▶ _GIVEN EXERCISE_
Your task is to transcribe all of the data below exactly, omitting the images.
## start DATA BLOCK
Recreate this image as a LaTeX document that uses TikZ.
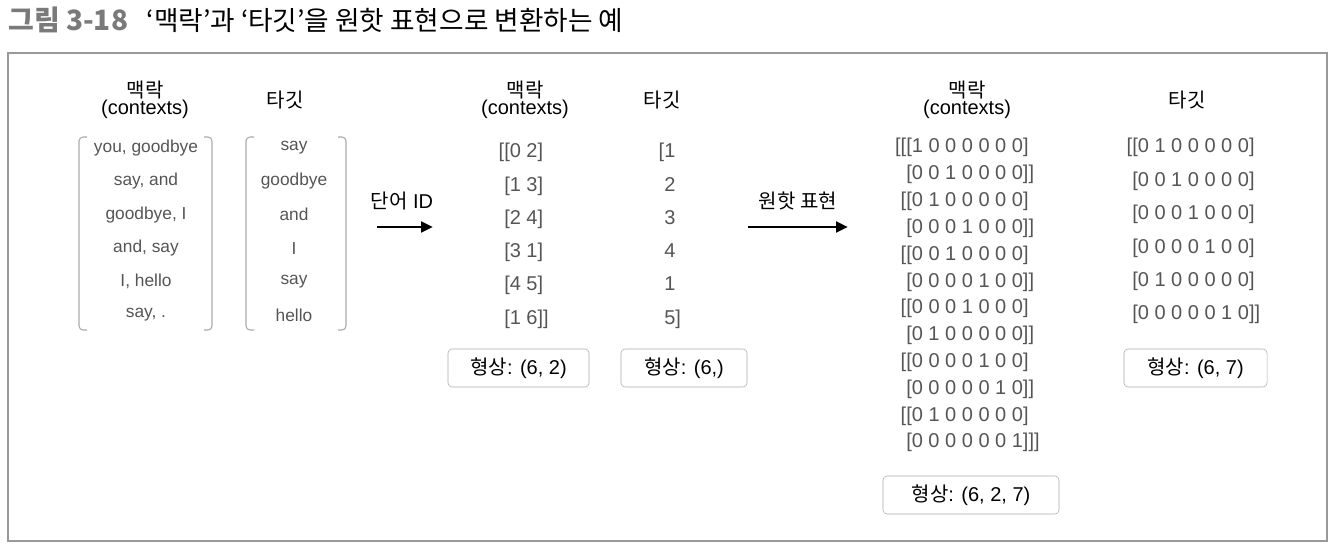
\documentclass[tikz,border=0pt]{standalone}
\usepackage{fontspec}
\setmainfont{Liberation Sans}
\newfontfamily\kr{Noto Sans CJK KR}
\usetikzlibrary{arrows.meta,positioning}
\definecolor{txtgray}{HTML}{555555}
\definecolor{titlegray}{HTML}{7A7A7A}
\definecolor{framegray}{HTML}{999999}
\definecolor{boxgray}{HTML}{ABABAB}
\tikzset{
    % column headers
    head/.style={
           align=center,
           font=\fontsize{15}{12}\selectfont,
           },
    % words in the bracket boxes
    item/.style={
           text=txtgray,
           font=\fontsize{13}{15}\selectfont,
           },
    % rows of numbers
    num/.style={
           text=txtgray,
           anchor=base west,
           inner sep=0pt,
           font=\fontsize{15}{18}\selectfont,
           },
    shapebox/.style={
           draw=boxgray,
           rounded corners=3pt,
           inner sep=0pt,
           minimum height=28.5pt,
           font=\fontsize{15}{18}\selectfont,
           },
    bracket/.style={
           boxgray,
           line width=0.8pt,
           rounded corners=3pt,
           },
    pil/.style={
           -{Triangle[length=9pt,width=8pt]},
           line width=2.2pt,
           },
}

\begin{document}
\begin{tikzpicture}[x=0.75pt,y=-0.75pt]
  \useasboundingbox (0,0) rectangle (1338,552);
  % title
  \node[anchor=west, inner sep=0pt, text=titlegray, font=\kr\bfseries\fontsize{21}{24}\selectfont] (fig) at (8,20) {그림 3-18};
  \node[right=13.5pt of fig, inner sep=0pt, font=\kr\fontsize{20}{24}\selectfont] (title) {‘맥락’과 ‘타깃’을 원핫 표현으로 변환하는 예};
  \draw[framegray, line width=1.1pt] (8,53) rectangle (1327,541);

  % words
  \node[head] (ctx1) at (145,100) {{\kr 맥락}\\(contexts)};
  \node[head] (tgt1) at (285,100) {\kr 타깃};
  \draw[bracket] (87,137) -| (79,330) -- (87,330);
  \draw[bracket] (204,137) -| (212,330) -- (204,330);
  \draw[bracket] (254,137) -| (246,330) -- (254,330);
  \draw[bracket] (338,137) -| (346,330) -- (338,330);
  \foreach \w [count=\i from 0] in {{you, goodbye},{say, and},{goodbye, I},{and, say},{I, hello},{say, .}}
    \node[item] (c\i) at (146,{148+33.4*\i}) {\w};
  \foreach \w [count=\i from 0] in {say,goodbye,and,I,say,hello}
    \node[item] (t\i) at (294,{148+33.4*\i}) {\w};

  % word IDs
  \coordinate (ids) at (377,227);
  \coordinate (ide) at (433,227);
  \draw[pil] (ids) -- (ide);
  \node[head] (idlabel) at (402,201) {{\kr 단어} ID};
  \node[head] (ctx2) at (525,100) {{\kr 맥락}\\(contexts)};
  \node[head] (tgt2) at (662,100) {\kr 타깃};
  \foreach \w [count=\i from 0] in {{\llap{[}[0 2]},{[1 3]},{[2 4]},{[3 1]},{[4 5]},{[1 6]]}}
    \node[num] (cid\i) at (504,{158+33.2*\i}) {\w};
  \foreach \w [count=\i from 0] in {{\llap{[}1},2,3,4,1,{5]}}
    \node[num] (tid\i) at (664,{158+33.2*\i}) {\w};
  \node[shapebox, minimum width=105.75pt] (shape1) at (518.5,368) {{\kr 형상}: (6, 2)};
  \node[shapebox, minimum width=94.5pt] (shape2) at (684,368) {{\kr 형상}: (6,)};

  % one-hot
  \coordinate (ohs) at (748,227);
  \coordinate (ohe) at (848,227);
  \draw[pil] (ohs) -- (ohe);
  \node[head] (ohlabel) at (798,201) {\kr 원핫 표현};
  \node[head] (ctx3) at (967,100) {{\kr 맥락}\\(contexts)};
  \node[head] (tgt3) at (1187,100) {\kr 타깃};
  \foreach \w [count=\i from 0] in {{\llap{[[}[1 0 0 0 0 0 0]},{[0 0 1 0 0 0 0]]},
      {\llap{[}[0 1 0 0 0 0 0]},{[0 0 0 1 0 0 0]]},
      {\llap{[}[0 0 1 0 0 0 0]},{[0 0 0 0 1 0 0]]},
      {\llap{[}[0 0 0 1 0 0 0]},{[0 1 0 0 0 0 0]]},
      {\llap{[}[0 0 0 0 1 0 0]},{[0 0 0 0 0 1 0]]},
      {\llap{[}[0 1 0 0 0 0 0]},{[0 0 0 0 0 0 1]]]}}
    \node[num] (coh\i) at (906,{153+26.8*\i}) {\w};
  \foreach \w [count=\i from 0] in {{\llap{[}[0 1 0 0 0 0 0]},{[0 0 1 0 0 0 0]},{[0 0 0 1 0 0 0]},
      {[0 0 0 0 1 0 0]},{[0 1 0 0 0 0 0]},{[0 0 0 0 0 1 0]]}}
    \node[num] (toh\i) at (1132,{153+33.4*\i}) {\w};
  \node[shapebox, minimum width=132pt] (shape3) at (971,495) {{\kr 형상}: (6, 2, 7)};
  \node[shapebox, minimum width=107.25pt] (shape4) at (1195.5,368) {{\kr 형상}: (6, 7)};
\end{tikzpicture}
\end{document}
## end DATA BLOCK
▶ _OUTPUT BELOW_
Recreate this image as a LaTeX document that uses TikZ.
\documentclass[tikz,border=0pt]{standalone}
\usepackage{fontspec}
\setmainfont{Liberation Sans}
\newfontfamily\kr{Noto Sans CJK KR}
\usetikzlibrary{arrows.meta,positioning}
\definecolor{txtgray}{HTML}{555555}
\definecolor{titlegray}{HTML}{7A7A7A}
\definecolor{framegray}{HTML}{999999}
\definecolor{boxgray}{HTML}{ABABAB}
\tikzset{
    % column headers
    head/.style={
           align=center,
           font=\fontsize{15}{12}\selectfont,
           },
    % words in the bracket boxes
    item/.style={
           text=txtgray,
           font=\fontsize{13}{15}\selectfont,
           },
    % rows of numbers
    num/.style={
           text=txtgray,
           anchor=base west,
           inner sep=0pt,
           font=\fontsize{15}{18}\selectfont,
           },
    shapebox/.style={
           draw=boxgray,
           rounded corners=3pt,
           inner sep=0pt,
           minimum height=28.5pt,
           font=\fontsize{15}{18}\selectfont,
           },
    bracket/.style={
           boxgray,
           line width=0.8pt,
           rounded corners=3pt,
           },
    pil/.style={
           -{Triangle[length=9pt,width=8pt]},
           line width=2.2pt,
           },
}

\begin{document}
\begin{tikzpicture}[x=0.75pt,y=-0.75pt]
  \useasboundingbox (0,0) rectangle (1338,552);
  % title
  \node[anchor=west, inner sep=0pt, text=titlegray, font=\kr\bfseries\fontsize{21}{24}\selectfont] (fig) at (8,20) {그림 3-18};
  \node[right=13.5pt of fig, inner sep=0pt, font=\kr\fontsize{20}{24}\selectfont] (title) {‘맥락’과 ‘타깃’을 원핫 표현으로 변환하는 예};
  \draw[framegray, line width=1.1pt] (8,53) rectangle (1327,541);

  % words
  \node[head] (ctx1) at (145,100) {{\kr 맥락}\\(contexts)};
  \node[head] (tgt1) at (285,100) {\kr 타깃};
  \draw[bracket] (87,137) -| (79,330) -- (87,330);
  \draw[bracket] (204,137) -| (212,330) -- (204,330);
  \draw[bracket] (254,137) -| (246,330) -- (254,330);
  \draw[bracket] (338,137) -| (346,330) -- (338,330);
  \foreach \w [count=\i from 0] in {{you, goodbye},{say, and},{goodbye, I},{and, say},{I, hello},{say, .}}
    \node[item] (c\i) at (146,{148+33.4*\i}) {\w};
  \foreach \w [count=\i from 0] in {say,goodbye,and,I,say,hello}
    \node[item] (t\i) at (294,{148+33.4*\i}) {\w};

  % word IDs
  \coordinate (ids) at (377,227);
  \coordinate (ide) at (433,227);
  \draw[pil] (ids) -- (ide);
  \node[head] (idlabel) at (402,201) {{\kr 단어} ID};
  \node[head] (ctx2) at (525,100) {{\kr 맥락}\\(contexts)};
  \node[head] (tgt2) at (662,100) {\kr 타깃};
  \foreach \w [count=\i from 0] in {{\llap{[}[0 2]},{[1 3]},{[2 4]},{[3 1]},{[4 5]},{[1 6]]}}
    \node[num] (cid\i) at (504,{158+33.2*\i}) {\w};
  \foreach \w [count=\i from 0] in {{\llap{[}1},2,3,4,1,{5]}}
    \node[num] (tid\i) at (664,{158+33.2*\i}) {\w};
  \node[shapebox, minimum width=105.75pt] (shape1) at (518.5,368) {{\kr 형상}: (6, 2)};
  \node[shapebox, minimum width=94.5pt] (shape2) at (684,368) {{\kr 형상}: (6,)};

  % one-hot
  \coordinate (ohs) at (748,227);
  \coordinate (ohe) at (848,227);
  \draw[pil] (ohs) -- (ohe);
  \node[head] (ohlabel) at (798,201) {\kr 원핫 표현};
  \node[head] (ctx3) at (967,100) {{\kr 맥락}\\(contexts)};
  \node[head] (tgt3) at (1187,100) {\kr 타깃};
  \foreach \w [count=\i from 0] in {{\llap{[[}[1 0 0 0 0 0 0]},{[0 0 1 0 0 0 0]]},
      {\llap{[}[0 1 0 0 0 0 0]},{[0 0 0 1 0 0 0]]},
      {\llap{[}[0 0 1 0 0 0 0]},{[0 0 0 0 1 0 0]]},
      {\llap{[}[0 0 0 1 0 0 0]},{[0 1 0 0 0 0 0]]},
      {\llap{[}[0 0 0 0 1 0 0]},{[0 0 0 0 0 1 0]]},
      {\llap{[}[0 1 0 0 0 0 0]},{[0 0 0 0 0 0 1]]]}}
    \node[num] (coh\i) at (906,{153+26.8*\i}) {\w};
  \foreach \w [count=\i from 0] in {{\llap{[}[0 1 0 0 0 0 0]},{[0 0 1 0 0 0 0]},{[0 0 0 1 0 0 0]},
      {[0 0 0 0 1 0 0]},{[0 1 0 0 0 0 0]},{[0 0 0 0 0 1 0]]}}
    \node[num] (toh\i) at (1132,{153+33.4*\i}) {\w};
  \node[shapebox, minimum width=132pt] (shape3) at (971,495) {{\kr 형상}: (6, 2, 7)};
  \node[shapebox, minimum width=107.25pt] (shape4) at (1195.5,368) {{\kr 형상}: (6, 7)};
\end{tikzpicture}
\end{document}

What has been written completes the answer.